Our chance to make Rostock into such an event is based on the protests in Seattle, Prague, Genoa and Florence. This possibility is also a practical result of the debates in Social Fora, of the alterglobalist and radical left in Germany, in Europe, and around the world. In it, that which has been fought out in countless local struggles, here and everywhere on the planet is coming together. If we use this opportunity, it will take us far beyond Heiligendamm and Rostock, far beyond every anti-G8 campaign.
The delegitimation of the G8 is only one step in the emergence of a global movement against neoliberal, globalised capitalist domination. The Interventionist Left sees itself as part of this emergence. We come from different generations and different milieus of the undogmatic radical left, are active in antifascist organisations, in different social movements and political campaigns, work individually - yet in a coordinated manner - in trade unions, social associations and alternative projects. We met in the emergence of anti-neoliberal and alterglobalist struggles.
For a radical intervention in social realities
For the last few years, wherever the G8, the World Trade Organisation (WTO), the International Monetary Fund (IMF), the World Bank, the coordinating bodies of NATO and the EU have met, the new resistance movement's caravan is already there, ready for a determined fight against the world's neoliberal managers. For while these meetings claim to be the legitimate representation of the "civilised world" they are organising the continuation of a destructive process in which - one example - every second someone in the world dies of malnutrition.
They talk of freedom, peace and justice, of democracy and the boundless competition of the market as the necessary preconditions for happiness and prosperity for all. All the while the global army of the "superfluous" keeps growing, with every new social cutback the need for militarily securing the free flow of commodities and profits grows stronger, war becomes a global domestic policy, human rights are suspended in the name of human rights and torture once again becomes acceptable.

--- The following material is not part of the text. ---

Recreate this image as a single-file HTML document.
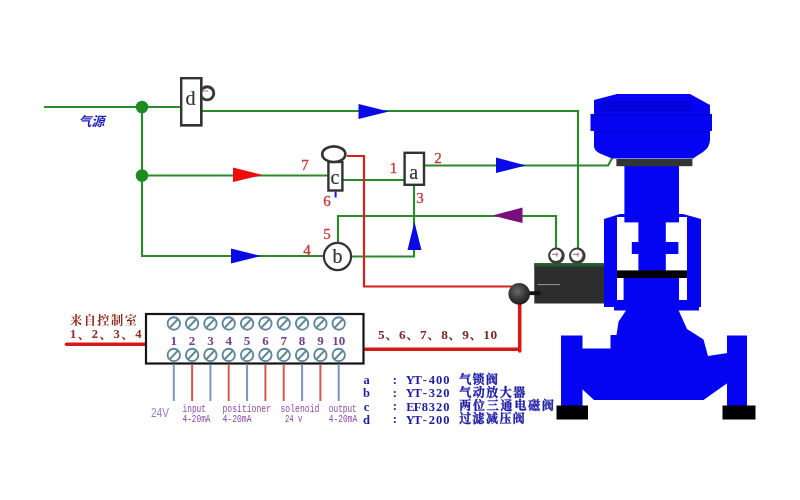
<!DOCTYPE html>
<html lang="zh">
<head>
<meta charset="utf-8">
<title>气动调节阀控制回路图</title>
<style>
html,body{margin:0;padding:0;background:#fff;}
body{width:800px;height:500px;overflow:hidden;position:relative;}
svg{display:block;position:absolute;left:0;top:0;filter:blur(0.55px);}
.g{stroke:#2a8a2a;stroke-width:2.15;fill:none;stroke-linejoin:miter;}
.r{stroke:#da1e1e;stroke-width:2.2;fill:none;}
.rk{stroke:#d81818;stroke-width:3.6;fill:none;stroke-linecap:round;}
.bx{fill:#fff;stroke:#333;stroke-width:2.4;}
.lt{font-family:"Liberation Serif","Noto Serif CJK SC",serif;font-size:20px;fill:#333;stroke:#333;stroke-width:0.2;text-anchor:middle;}
.num{font-family:"Liberation Serif","Noto Serif CJK SC",serif;font-size:15px;fill:#c43636;stroke:#c43636;stroke-width:0.3;text-anchor:middle;}
.tn{font-family:"Liberation Serif","Noto Serif CJK SC",serif;font-size:13px;font-weight:bold;fill:#74408c;text-anchor:middle;}
.sm{font-family:"Liberation Mono","Noto Sans CJK SC",monospace;font-size:10px;fill:#8a4aa8;}
.lg{font-family:"Liberation Serif","Noto Serif CJK SC",serif;font-size:12.5px;font-weight:bold;fill:#1c1ca6;text-anchor:middle;}
.lgc{font-family:"Liberation Serif","Noto Serif CJK SC",serif;font-size:12px;font-weight:bold;fill:#1c1ca6;stroke:#1c1ca6;stroke-width:0.35;}
.dr{font-family:"Liberation Serif","Noto Serif CJK SC",serif;font-weight:bold;fill:#8c2a1c;}
.tc{fill:#fff;stroke:#5f8799;stroke-width:1.9;}
.tl{stroke:#5f8799;stroke-width:1.9;}
.wb{stroke:#7795bd;stroke-width:2;}
.wr{stroke:#d05a4c;stroke-width:2;}
.bl{fill:#0404f2;}
</style>
</head>
<body>
<svg width="800" height="500" viewBox="0 0 800 500">
<rect x="0" y="0" width="800" height="500" fill="#ffffff"/>

<!-- ============ green pneumatic lines ============ -->
<g class="g">
  <path d="M44 107 H181"/>
  <path d="M201 111 H578 V249"/>
  <path d="M142 107 V256 H323"/>
  <path d="M142 175.5 H328"/>
  <path d="M343 180 H404"/>
  <path d="M424 165.5 H608 L614 155"/>
  <path d="M352 256.5 H414 V186"/>
  <path d="M338 242 V216 H556 V249"/>
</g>
<circle cx="142" cy="107" r="6.3" fill="#1f8a1f"/>
<circle cx="142" cy="175.5" r="6.3" fill="#1f8a1f"/>

<!-- ============ arrows ============ -->
<polygon points="358.5,104 358.5,119 389,111.5" fill="#0a0ae6"/>
<polygon points="233,167.5 233,182 262.5,175" fill="#ee0d0d"/>
<polygon points="231,248.5 231,263.5 261,256" fill="#0a0ae6"/>
<polygon points="496,157.5 496,173 526,165.5" fill="#0a0ae6"/>
<polygon points="407.5,250 421.5,250 414.4,222" fill="#0a0ae6"/>
<polygon points="522.5,207.5 522.5,223 492.5,215.5" fill="#7a0f7c"/>

<!-- ============ red electrical lines ============ -->
<path class="r" d="M347 156 H364 V286.5 H512"/>
<path class="rk" d="M519.7 300 V351 M519.7 349.3 H365.5"/>
<path class="rk" d="M66.5 344.3 H145"/>

<!-- ============ component d ============ -->
<rect class="bx" x="181.2" y="78.2" width="20" height="47"/>
<circle cx="207.2" cy="93.3" r="6.6" fill="#fff" stroke="#383838" stroke-width="2.9"/>
<rect x="191" y="82" width="11.2" height="22" fill="#fff"/>
<rect class="bx" x="181.2" y="78.2" width="20" height="47" fill="none"/>
<path d="M203 91 h5" stroke="#c66" stroke-width="1"/>
<text class="lt" x="190.5" y="104.5">d</text>

<!-- ============ component c ============ -->
<rect class="bx" x="328.4" y="162" width="14" height="28.5"/>
<ellipse cx="333.8" cy="154.2" rx="11.6" ry="7.8" fill="#fff" stroke="#333" stroke-width="2.6"/>
<path d="M335.6 191.5 V197.5" stroke="#1a1acc" stroke-width="2"/>
<text class="lt" x="335" y="184">c</text>

<!-- ============ component a ============ -->
<rect class="bx" x="404.6" y="152.8" width="19.4" height="32"/>
<text class="lt" x="413.8" y="178.5">a</text>

<!-- ============ component b ============ -->
<circle cx="337.5" cy="256.5" r="13.6" fill="#fff" stroke="#333" stroke-width="2.2"/>
<text class="lt" x="337.5" y="263">b</text>

<!-- ============ port numbers ============ -->
<text class="num" x="305" y="170">7</text>
<text class="num" x="327" y="205.5">6</text>
<text class="num" x="393.5" y="172.5">1</text>
<text class="num" x="438" y="162.5">2</text>
<text class="num" x="420" y="202.5">3</text>
<text class="num" x="327" y="238.5">5</text>
<text class="num" x="307" y="254.5">4</text>

<!-- ============ 气源 label ============ -->
<text x="78.5" y="125.5" font-family='"Liberation Sans","Noto Sans CJK SC",sans-serif' font-size="13" font-weight="bold" font-style="italic" fill="#1b1bb8">气源</text>

<!-- ============ positioner box + gauges + ball ============ -->
<circle cx="556.4" cy="255.8" r="8.3" fill="#3d3d3d"/>
<circle cx="577.3" cy="255.8" r="8.3" fill="#3d3d3d"/>
<circle cx="555.9" cy="255.2" r="5.7" fill="#fff"/>
<circle cx="576.8" cy="255.2" r="5.7" fill="#fff"/>
<path d="M552 254.3 h6 m-1.2 -1.6 v4" stroke="#a55" stroke-width="0.9" fill="none"/>
<path d="M573 254.3 h6 m-1.2 -1.6 v4" stroke="#a55" stroke-width="0.9" fill="none"/>
<rect x="534.3" y="263.3" width="70" height="40.2" fill="#2d2d2d"/>
<rect x="534.3" y="263.3" width="70" height="3.2" fill="#225a2c"/>
<path d="M537.4 284.6 H560" stroke="#9a9a9a" stroke-width="1"/>
<path d="M528 293.2 H540.5" stroke="#111" stroke-width="3.8"/>
<defs>
  <radialGradient id="ball" cx="0.42" cy="0.38" r="0.65">
    <stop offset="0" stop-color="#6a6a6a"/>
    <stop offset="0.55" stop-color="#3a3a3a"/>
    <stop offset="1" stop-color="#1c1c1c"/>
  </radialGradient>
</defs>
<circle cx="519.2" cy="293.8" r="10.8" fill="url(#ball)"/>

<!-- ============ terminal box ============ -->
<rect x="146" y="314" width="217.5" height="49.5" fill="#fff" stroke="#141414" stroke-width="2.2"/>
<g id="terms">
<circle class="tc" cx="173.8" cy="323.5" r="6.2"/><path class="tl" d="M169.4 328.0 L178.1 319.0"/>
<circle class="tc" cx="173.8" cy="355" r="6.2"/><path class="tl" d="M169.4 359.5 L178.1 350.5"/>
<text class="tn" x="173.8" y="345.3">1</text>
<path class="wb" d="M173.8 364.4 V401"/>
<circle class="tc" cx="192.1" cy="323.5" r="6.2"/><path class="tl" d="M187.8 328.0 L196.4 319.0"/>
<circle class="tc" cx="192.1" cy="355" r="6.2"/><path class="tl" d="M187.8 359.5 L196.4 350.5"/>
<text class="tn" x="192.1" y="345.3">2</text>
<path class="wr" d="M192.1 364.4 V401"/>
<circle class="tc" cx="210.4" cy="323.5" r="6.2"/><path class="tl" d="M206.1 328.0 L214.7 319.0"/>
<circle class="tc" cx="210.4" cy="355" r="6.2"/><path class="tl" d="M206.1 359.5 L214.7 350.5"/>
<text class="tn" x="210.4" y="345.3">3</text>
<path class="wb" d="M210.4 364.4 V401"/>
<circle class="tc" cx="228.7" cy="323.5" r="6.2"/><path class="tl" d="M224.4 328.0 L233.0 319.0"/>
<circle class="tc" cx="228.7" cy="355" r="6.2"/><path class="tl" d="M224.4 359.5 L233.0 350.5"/>
<text class="tn" x="228.7" y="345.3">4</text>
<path class="wr" d="M228.7 364.4 V401"/>
<circle class="tc" cx="247.1" cy="323.5" r="6.2"/><path class="tl" d="M242.8 328.0 L251.4 319.0"/>
<circle class="tc" cx="247.1" cy="355" r="6.2"/><path class="tl" d="M242.8 359.5 L251.4 350.5"/>
<text class="tn" x="247.1" y="345.3">5</text>
<path class="wb" d="M247.1 364.4 V401"/>
<circle class="tc" cx="265.4" cy="323.5" r="6.2"/><path class="tl" d="M261.1 328.0 L269.7 319.0"/>
<circle class="tc" cx="265.4" cy="355" r="6.2"/><path class="tl" d="M261.1 359.5 L269.7 350.5"/>
<text class="tn" x="265.4" y="345.3">6</text>
<path class="wr" d="M265.4 364.4 V401"/>
<circle class="tc" cx="283.7" cy="323.5" r="6.2"/><path class="tl" d="M279.4 328.0 L288.0 319.0"/>
<circle class="tc" cx="283.7" cy="355" r="6.2"/><path class="tl" d="M279.4 359.5 L288.0 350.5"/>
<text class="tn" x="283.7" y="345.3">7</text>
<path class="wr" d="M283.7 364.4 V401"/>
<circle class="tc" cx="302.1" cy="323.5" r="6.2"/><path class="tl" d="M297.8 328.0 L306.4 319.0"/>
<circle class="tc" cx="302.1" cy="355" r="6.2"/><path class="tl" d="M297.8 359.5 L306.4 350.5"/>
<text class="tn" x="302.1" y="345.3">8</text>
<path class="wb" d="M302.1 364.4 V401"/>
<circle class="tc" cx="320.4" cy="323.5" r="6.2"/><path class="tl" d="M316.1 328.0 L324.7 319.0"/>
<circle class="tc" cx="320.4" cy="355" r="6.2"/><path class="tl" d="M316.1 359.5 L324.7 350.5"/>
<text class="tn" x="320.4" y="345.3">9</text>
<path class="wr" d="M320.4 364.4 V401"/>
<circle class="tc" cx="338.7" cy="323.5" r="6.2"/><path class="tl" d="M334.4 328.0 L343.0 319.0"/>
<circle class="tc" cx="338.7" cy="355" r="6.2"/><path class="tl" d="M334.4 359.5 L343.0 350.5"/>
<text class="tn" x="338.7" y="345.3">10</text>
<path class="wb" d="M338.7 364.4 V401"/>
</g>

<!-- ============ valve ============ -->
<g class="bl">
  <!-- actuator head -->
  <path d="M617 94 H690 L710 105 V114 H712 V131 H710 V140 Q710 147 703 152 L693 158.5 H612 L600 153.5 Q594 151 594 146 V131 H590.5 V114 H594 V100 Z"/>
  <!-- upper stem -->
  <rect x="624.4" y="165" width="54.6" height="57.4"/>
  <!-- narrow stem -->
  <rect x="638.4" y="220" width="27.4" height="52"/>
  <rect x="631.8" y="242" width="46.6" height="12"/>
  <!-- yoke arms -->
  <path d="M604 219 L620 214 H625 V217 H617 V307 H604 Z"/>
  <path d="M701 219 L683 214 H678 V217 H687 V307 H701 Z"/>
  <!-- lower plug -->
  <rect x="623.6" y="277" width="55.4" height="26"/>
  <!-- yoke bottom -->
  <path d="M604 300 H701 V307 H699 V310.5 H614 V307 H604 Z"/>
  <rect x="617" y="301.5" width="70" height="6"/>
  <!-- bonnet + body -->
  <path d="M627 309 H678 L687 329 L703.5 339.5 L708 356 L727.5 353 V383 L703.5 400 H594 L582 389 V348.5 H610.5 V335 H616.5 L618.6 321.5 Z"/>
  <!-- flanges -->
  <rect x="561" y="335.5" width="21.5" height="72"/>
  <rect x="727" y="335.5" width="20" height="72"/>
</g>
<!-- head shading -->
<rect x="601" y="101" width="91" height="10" rx="3" fill="#0000c4" opacity="0.5"/>
<rect x="591" y="114" width="120.5" height="2" fill="#0000c8" opacity="0.6"/>
<rect x="594" y="131" width="116" height="2" fill="#0000c8" opacity="0.6"/>
<!-- grey plate -->
<rect x="616.4" y="159" width="76" height="7.2" fill="#333"/>
<!-- black bar -->
<rect x="617" y="270.4" width="70" height="7.6" fill="#000"/>
<!-- feet -->
<rect x="556.5" y="405.5" width="31.5" height="14" fill="#000"/>
<rect x="722.5" y="405.5" width="33" height="14" fill="#000"/>

<!-- ============ text labels ============ -->
<text class="dr" x="70" y="325.3" font-size="12.2" letter-spacing="1.5">来自控制室</text>
<text class="dr" x="70" y="338.3" font-size="12.6" letter-spacing="1.45">1、2、3、4</text>
<text class="dr" x="378" y="338.8" font-size="13.3" letter-spacing="0.55" style="fill:#7a2a22">5、6、7、8、9、10</text>

<text x="151" y="417.4" textLength="18" lengthAdjust="spacingAndGlyphs" font-family='"Liberation Sans",sans-serif' font-size="13.5" fill="#a07ab8">24V</text>
<text class="sm" x="182.5" y="411.8" textLength="23.5" lengthAdjust="spacingAndGlyphs">input</text>
<text class="sm" x="182.5" y="422.3" textLength="28" lengthAdjust="spacingAndGlyphs">4-20mA</text>
<text class="sm" x="222.5" y="411.8" textLength="48.5" lengthAdjust="spacingAndGlyphs">positioner</text>
<text class="sm" x="222.5" y="422.3" textLength="29" lengthAdjust="spacingAndGlyphs">4-20mA</text>
<text class="sm" x="280.5" y="411.8" textLength="39" lengthAdjust="spacingAndGlyphs">solenoid</text>
<text class="sm" x="285" y="422.3" textLength="17.5" lengthAdjust="spacingAndGlyphs">24 v</text>
<text class="sm" x="328.8" y="411.8" textLength="28" lengthAdjust="spacingAndGlyphs">output</text>
<text class="sm" x="328.8" y="422.3" textLength="28.5" lengthAdjust="spacingAndGlyphs">4-20mA</text>

<text class="lg" x="366.6" y="384.3">a</text><text class="lg" x="394.8" y="384.0">:</text><text class="lg" x="410.35 417.55 424.75 431.95 439.15 446.35" y="384.3">YT-400</text><text class="lgc" x="459.2" y="383.9" letter-spacing="1.4">气锁阀</text>
<text class="lg" x="366.6" y="397.3">b</text><text class="lg" x="394.8" y="397.0">:</text><text class="lg" x="410.35 417.55 424.75 431.95 439.15 446.35" y="397.3">YT-320</text><text class="lgc" x="459.2" y="396.9" letter-spacing="1.5">气动放大器</text>
<text class="lg" x="366.6" y="410.6">c</text><text class="lg" x="394.8" y="410.3">:</text><text class="lg" x="410.35 417.55 424.75 431.95 439.15 446.35" y="410.6">EF8320</text><text class="lgc" x="459.2" y="410.2" letter-spacing="1.8">两位三通电磁阀</text>
<text class="lg" x="366.6" y="423.7">d</text><text class="lg" x="394.8" y="423.4">:</text><text class="lg" x="410.35 417.55 424.75 431.95 439.15 446.35" y="423.7">YT-200</text><text class="lgc" x="459.2" y="423.3" letter-spacing="1.4">过滤减压阀</text>
</svg>
</body>
</html>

However, it is only our job to delegitimate the G8 because they have managed to acquire legitimacy in spite of all this. When the G8 promise to create and secure world order, they win approval, amongst other reasons, because millions around the world are in fact threatened by insecurity. When the G8 free up market based competition and the division of labour for happiness and prosperity from all its fetters, again they win approval because the competition for survival is an everyday reality for millions everywhere and has often been the strategy to secure one's own - however measly - existence.
Reinventing the left
If we want to challenge, subvert, and ultimately destroy the legitimacy of the G8, then we have to find other answers to the global insecurity of survival, other answers to the everyday compulsion to compete. Answers different not only from those of neoliberal discourse, but also from those of the historic left and the historic social movements. For the chain of "humanitarian interventions" and the confusion, disorientation and the not infrequently openly reactionary character of resistance against the imperial(ist) war prove beyond a doubt that international solidarity - the be all and end all of every emancipatory initiative - can today no longer simply be understood as the unity of the left in the North with the insurgents in the South.
At the same time, "local" resistance against everyday exploitation and exclusion can no longer be grounded only in the identity, fundamental to the workers' movement, of a "universal class position" of exploitation. Neither is the appeal to the differential experience of patriarchal or racist domination that guided the New Social Movements sufficient. Such appeals are at the very least rendered impossible by the fundamental uncertainty of daily survival and the individualising fragmentation of social connections.
Of course, this is not because today there is no exploitation based on class, or patriarchal and racist domination. Rather, this is the case because the exploited classes have been dissolved into a highly differentiated hierarchy of precarisation - and "difference" and "subjectivity" have become discursive weapons in the arsenal of the neoliberal commando. Class is determined by class struggle. It is the task of the left to identify the existing conditions for a potential collective emergence, and to articulate them as a political project. To want to delegitimate capital's domination, neoliberalism, and therefore the G8, under current conditions thus primarily and ultimately implies at the same time to reinvent the left and the social movements.
Movement of Movements
The mobilisation against the G8 summit in Heiligendamm can draw on experiences that were gained in Seattle, Genoa and Florence, but also Caracas, La Paz, and most recently in Oaxaca. These experiences are the foundation of initiatives that resist systematic disenfranchisement through the globalisation of social, cultural, economic and political rights as global civil rights, beginning with the crucial rights to freedom of movement and freedom to remain.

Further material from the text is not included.